『風立ちぬ』最高のシーン


宮崎駿最新作『風立ちぬ』。なんか、山がないとかラストがどうとか、いやいやすごい泣けるとか、様々な評判だけど……

1つ、本当に素晴らしいシーンがある。

主人公の二郎が、避暑地の宿に泊まっている。ある人が熱を出したと聞いたその夜。床(とこ)に入ってうつぶせのまま本を読んでいる。その時、廊下から足音が。二郎がこちら(画面の方)を見る。と、暗い廊下をタタタと走って行く看護婦の姿が映る。再び二郎の姿。

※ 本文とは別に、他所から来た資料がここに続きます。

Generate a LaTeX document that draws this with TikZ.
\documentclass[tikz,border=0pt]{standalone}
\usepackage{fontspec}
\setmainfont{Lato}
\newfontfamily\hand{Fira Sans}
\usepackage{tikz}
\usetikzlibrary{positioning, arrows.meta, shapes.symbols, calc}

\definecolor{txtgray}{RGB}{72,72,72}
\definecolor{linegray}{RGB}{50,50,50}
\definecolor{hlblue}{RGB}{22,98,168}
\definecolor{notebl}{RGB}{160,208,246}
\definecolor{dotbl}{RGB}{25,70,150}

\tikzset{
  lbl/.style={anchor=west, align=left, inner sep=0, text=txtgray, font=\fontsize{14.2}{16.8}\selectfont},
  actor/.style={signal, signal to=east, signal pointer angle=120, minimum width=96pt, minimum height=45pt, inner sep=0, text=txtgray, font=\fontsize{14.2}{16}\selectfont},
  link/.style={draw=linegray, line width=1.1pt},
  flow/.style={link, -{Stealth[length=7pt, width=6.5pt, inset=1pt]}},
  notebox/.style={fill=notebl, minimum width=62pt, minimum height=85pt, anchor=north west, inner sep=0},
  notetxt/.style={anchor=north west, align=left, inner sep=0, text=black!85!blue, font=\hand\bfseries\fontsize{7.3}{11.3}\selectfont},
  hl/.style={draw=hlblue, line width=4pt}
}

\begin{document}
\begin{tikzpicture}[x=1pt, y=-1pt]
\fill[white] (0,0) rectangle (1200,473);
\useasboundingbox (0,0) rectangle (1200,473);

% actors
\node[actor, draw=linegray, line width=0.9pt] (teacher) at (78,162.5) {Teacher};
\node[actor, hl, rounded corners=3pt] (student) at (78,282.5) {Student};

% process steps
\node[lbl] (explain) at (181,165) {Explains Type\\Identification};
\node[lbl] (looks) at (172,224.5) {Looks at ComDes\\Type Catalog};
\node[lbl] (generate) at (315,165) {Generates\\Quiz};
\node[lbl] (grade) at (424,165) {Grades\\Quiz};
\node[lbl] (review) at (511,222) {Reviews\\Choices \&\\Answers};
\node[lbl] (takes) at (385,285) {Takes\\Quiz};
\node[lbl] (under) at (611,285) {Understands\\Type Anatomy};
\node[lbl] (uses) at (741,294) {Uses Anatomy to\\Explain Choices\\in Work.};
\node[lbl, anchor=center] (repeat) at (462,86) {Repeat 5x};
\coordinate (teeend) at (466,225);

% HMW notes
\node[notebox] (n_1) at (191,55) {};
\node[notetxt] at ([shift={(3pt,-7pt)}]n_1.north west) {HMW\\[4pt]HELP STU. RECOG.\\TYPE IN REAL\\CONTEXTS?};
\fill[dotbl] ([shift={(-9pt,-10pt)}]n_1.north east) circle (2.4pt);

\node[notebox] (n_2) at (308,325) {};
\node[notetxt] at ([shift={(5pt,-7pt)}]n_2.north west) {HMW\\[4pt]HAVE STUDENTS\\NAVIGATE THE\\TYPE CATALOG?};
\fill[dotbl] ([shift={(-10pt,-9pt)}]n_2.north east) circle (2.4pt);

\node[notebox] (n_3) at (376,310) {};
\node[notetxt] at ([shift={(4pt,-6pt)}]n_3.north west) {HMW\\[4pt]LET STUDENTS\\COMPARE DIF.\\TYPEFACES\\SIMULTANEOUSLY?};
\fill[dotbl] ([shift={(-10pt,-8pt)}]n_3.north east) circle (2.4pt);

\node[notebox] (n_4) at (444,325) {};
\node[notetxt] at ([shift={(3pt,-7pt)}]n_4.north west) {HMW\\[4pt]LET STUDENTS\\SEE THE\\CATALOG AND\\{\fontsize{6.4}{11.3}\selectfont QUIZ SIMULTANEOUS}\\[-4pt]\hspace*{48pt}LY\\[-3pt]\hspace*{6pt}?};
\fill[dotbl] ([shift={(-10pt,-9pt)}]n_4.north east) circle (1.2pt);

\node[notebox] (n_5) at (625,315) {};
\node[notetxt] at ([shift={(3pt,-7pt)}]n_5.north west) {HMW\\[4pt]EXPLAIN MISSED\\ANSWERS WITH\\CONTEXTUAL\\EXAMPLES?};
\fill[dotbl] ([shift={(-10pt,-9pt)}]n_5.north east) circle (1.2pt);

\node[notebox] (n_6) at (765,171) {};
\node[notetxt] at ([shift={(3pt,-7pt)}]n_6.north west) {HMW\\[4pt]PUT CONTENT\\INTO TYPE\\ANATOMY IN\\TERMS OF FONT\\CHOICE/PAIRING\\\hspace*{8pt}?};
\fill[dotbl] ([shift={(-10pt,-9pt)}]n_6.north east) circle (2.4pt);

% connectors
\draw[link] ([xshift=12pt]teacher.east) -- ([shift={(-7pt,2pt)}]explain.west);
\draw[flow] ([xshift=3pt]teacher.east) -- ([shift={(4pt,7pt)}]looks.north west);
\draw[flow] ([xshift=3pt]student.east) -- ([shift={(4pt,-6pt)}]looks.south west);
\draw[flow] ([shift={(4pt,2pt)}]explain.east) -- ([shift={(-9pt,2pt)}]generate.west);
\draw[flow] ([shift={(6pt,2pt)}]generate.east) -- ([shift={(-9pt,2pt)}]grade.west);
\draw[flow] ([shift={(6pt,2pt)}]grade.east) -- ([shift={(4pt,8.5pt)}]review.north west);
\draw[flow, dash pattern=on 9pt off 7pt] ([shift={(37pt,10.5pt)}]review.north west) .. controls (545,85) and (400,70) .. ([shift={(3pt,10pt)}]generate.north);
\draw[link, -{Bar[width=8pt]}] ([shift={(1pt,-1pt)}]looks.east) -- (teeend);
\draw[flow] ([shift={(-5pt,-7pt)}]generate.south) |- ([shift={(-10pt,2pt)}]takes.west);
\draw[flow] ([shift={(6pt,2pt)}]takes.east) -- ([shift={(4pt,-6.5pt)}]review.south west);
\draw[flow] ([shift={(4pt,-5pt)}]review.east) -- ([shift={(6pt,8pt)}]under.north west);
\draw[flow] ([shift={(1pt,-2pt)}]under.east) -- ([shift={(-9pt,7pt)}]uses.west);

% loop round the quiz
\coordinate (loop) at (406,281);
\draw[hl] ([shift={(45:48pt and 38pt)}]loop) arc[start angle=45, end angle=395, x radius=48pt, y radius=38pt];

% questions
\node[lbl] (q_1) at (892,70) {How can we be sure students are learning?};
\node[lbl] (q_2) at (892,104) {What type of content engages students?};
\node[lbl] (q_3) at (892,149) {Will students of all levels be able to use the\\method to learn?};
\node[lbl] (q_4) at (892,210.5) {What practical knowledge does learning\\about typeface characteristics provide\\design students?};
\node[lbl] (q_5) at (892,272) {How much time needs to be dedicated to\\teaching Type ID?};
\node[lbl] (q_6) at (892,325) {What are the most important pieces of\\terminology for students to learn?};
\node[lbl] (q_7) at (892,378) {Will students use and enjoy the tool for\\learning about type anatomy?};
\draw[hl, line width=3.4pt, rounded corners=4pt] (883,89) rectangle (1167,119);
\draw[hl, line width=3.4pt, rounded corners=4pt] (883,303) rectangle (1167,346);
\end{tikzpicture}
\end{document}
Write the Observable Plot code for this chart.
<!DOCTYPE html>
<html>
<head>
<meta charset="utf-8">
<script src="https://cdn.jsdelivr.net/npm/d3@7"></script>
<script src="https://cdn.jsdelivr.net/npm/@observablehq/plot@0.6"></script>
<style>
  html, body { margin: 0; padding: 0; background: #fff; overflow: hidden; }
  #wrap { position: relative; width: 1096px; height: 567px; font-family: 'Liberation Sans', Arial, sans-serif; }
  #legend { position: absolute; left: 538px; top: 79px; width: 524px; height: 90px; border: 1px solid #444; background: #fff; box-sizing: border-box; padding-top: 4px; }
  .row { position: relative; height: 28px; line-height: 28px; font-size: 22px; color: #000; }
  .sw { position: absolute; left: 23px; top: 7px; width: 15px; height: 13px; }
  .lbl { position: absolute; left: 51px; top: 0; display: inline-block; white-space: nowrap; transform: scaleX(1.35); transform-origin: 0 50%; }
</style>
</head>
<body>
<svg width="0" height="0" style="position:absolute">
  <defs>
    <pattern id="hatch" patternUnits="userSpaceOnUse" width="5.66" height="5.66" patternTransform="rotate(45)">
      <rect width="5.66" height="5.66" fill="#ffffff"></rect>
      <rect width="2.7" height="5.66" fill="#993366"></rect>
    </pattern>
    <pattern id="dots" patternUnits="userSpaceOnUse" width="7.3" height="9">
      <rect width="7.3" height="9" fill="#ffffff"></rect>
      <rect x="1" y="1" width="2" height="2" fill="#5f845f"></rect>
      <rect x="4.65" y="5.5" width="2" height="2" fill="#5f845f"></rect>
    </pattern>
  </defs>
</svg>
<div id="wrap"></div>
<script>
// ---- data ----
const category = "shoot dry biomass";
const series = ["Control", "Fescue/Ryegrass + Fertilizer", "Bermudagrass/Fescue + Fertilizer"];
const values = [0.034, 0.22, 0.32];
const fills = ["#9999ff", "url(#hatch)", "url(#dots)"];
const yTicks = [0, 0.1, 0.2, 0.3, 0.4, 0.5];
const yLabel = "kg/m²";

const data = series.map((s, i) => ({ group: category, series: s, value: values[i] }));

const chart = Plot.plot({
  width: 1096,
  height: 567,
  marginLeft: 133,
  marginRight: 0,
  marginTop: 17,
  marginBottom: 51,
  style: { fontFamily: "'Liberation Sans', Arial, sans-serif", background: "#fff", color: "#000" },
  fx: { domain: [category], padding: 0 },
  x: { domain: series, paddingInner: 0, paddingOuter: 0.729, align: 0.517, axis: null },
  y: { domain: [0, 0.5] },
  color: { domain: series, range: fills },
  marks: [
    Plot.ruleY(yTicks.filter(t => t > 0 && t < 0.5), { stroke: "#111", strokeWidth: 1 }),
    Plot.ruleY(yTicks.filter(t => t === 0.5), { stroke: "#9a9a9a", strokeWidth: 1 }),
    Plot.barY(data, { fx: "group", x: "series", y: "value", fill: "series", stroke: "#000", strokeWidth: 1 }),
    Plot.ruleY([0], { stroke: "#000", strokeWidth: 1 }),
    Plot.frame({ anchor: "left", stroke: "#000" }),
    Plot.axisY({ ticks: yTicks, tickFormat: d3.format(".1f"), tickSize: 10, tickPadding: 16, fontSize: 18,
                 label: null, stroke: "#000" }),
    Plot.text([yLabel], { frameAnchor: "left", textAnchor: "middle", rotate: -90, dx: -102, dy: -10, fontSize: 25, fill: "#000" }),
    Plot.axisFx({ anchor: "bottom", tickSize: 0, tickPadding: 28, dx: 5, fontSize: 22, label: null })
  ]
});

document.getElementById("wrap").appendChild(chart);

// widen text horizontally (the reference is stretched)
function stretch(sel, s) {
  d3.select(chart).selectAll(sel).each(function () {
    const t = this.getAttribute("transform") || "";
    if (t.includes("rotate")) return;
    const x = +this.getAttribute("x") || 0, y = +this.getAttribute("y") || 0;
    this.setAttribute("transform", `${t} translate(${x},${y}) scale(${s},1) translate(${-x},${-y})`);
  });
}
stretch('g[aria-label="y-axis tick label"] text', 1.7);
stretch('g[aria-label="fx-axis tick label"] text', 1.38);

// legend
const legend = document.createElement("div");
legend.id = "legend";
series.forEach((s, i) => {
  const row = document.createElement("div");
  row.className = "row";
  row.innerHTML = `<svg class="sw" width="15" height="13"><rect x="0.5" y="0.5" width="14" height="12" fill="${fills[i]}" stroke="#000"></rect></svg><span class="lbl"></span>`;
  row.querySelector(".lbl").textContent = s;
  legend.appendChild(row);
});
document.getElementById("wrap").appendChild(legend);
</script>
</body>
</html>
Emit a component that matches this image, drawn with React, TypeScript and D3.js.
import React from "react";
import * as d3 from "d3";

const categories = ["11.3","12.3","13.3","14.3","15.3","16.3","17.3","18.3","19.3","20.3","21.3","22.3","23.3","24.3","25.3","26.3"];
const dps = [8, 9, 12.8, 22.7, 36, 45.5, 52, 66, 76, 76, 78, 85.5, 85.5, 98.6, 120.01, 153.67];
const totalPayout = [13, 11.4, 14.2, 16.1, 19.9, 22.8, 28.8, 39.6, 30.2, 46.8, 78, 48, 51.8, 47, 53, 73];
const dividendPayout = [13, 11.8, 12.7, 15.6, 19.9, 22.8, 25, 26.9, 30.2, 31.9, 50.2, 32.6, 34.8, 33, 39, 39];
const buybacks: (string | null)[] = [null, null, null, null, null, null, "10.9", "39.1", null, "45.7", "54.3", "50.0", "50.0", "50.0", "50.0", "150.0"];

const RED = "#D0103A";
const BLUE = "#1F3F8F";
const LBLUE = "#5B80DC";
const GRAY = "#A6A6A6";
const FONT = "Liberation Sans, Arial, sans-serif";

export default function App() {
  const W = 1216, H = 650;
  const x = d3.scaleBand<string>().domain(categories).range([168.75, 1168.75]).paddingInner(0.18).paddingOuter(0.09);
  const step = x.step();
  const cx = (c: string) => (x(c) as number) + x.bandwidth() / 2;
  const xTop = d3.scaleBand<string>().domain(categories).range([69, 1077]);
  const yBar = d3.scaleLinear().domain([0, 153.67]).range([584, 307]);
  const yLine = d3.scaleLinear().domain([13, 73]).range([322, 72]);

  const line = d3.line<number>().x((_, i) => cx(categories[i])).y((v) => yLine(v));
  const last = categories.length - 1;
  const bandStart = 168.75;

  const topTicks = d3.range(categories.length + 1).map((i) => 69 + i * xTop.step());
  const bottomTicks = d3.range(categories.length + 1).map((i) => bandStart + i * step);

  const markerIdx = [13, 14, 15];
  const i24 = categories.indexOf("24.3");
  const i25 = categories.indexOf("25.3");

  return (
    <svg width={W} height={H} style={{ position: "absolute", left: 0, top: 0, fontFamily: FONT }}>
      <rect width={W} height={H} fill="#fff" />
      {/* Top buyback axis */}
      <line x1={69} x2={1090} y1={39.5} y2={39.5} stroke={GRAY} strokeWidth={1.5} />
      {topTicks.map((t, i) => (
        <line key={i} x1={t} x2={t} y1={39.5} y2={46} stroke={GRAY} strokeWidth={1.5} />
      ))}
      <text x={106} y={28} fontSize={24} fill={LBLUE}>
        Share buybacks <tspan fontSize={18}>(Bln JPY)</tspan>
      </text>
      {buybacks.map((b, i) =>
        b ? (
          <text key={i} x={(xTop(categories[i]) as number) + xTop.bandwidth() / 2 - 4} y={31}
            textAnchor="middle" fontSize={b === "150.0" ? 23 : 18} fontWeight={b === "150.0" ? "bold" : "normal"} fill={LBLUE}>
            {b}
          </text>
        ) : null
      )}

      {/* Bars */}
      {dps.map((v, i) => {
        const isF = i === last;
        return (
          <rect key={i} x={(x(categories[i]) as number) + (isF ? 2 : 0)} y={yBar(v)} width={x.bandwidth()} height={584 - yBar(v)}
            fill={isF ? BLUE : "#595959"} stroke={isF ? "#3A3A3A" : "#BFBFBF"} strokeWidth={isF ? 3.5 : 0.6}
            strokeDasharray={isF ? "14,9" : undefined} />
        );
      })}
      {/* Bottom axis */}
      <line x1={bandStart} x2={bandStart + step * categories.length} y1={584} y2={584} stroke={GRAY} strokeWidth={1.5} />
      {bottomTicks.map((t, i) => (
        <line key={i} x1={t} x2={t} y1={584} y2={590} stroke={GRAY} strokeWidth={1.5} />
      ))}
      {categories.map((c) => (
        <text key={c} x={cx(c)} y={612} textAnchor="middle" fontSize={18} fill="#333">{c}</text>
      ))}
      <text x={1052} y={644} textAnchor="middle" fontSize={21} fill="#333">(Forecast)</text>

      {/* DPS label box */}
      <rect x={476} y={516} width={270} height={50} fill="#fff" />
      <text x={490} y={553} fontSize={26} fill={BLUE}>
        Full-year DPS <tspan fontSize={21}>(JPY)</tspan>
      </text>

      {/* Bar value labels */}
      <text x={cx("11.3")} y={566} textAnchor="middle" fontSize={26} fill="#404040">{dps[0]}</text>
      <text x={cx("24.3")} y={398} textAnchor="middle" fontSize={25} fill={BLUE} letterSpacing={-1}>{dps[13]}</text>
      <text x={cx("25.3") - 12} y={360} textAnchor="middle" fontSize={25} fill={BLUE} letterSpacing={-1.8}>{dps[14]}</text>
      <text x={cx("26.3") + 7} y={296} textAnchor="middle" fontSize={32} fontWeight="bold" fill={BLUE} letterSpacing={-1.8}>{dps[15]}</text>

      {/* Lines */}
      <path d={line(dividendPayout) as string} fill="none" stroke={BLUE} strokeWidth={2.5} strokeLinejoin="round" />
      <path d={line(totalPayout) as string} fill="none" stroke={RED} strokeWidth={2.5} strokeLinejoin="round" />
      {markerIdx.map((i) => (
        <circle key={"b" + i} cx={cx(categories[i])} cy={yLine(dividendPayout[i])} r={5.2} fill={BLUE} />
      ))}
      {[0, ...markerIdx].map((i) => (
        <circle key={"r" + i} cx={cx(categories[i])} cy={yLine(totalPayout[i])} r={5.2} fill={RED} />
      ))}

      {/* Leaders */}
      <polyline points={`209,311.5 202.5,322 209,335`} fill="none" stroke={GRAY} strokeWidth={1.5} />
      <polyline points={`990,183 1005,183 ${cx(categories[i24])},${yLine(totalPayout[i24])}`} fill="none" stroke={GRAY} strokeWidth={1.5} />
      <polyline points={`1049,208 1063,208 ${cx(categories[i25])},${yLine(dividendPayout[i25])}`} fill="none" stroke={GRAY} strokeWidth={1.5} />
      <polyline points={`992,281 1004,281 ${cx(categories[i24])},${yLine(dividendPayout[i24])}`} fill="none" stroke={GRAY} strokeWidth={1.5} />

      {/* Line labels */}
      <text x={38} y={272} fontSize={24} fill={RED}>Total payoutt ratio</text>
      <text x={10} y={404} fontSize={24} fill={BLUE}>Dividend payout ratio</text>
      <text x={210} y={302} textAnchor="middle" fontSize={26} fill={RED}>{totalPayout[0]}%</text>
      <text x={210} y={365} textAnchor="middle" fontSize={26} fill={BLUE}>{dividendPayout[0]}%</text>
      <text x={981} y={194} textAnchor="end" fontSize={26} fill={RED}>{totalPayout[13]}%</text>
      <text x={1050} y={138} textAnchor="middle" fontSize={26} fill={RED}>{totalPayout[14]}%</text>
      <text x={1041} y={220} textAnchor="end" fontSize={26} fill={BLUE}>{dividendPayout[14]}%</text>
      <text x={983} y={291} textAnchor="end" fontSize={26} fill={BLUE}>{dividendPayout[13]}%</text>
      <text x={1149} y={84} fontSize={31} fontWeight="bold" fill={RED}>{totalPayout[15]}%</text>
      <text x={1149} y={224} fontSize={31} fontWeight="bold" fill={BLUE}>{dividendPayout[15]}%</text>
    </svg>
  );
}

廊下のドアが開き二郎が出てくる。

そう、二郎は自分の部屋にいて、廊下を走っていく姿は見ていない。でも、床に入っている二郎が足音に気がつきこちらを見たあとに挟まれる看護婦のカットで、まるで二郎がそれを見た(知った)かのように観客に錯覚させる。

すごいでしょこれ。

看護婦が廊下を走っていくのは熱を出したある人物の容態が良くないことを示していて、これは観客に与えられる情報だ。しかし、それだけ映すと説明的なカットになる。

二郎が足音に気づいて目を向けると看護婦が見えたように描く。このカットのつなぎによって、容態を心配する二郎の感情をも表現している。

うおお、これをあっさりやるすごいさ。すごいシーンほどあっさりやった方が際立つ好例。全体がどうこうより、このシーンだけで観た価値はあった。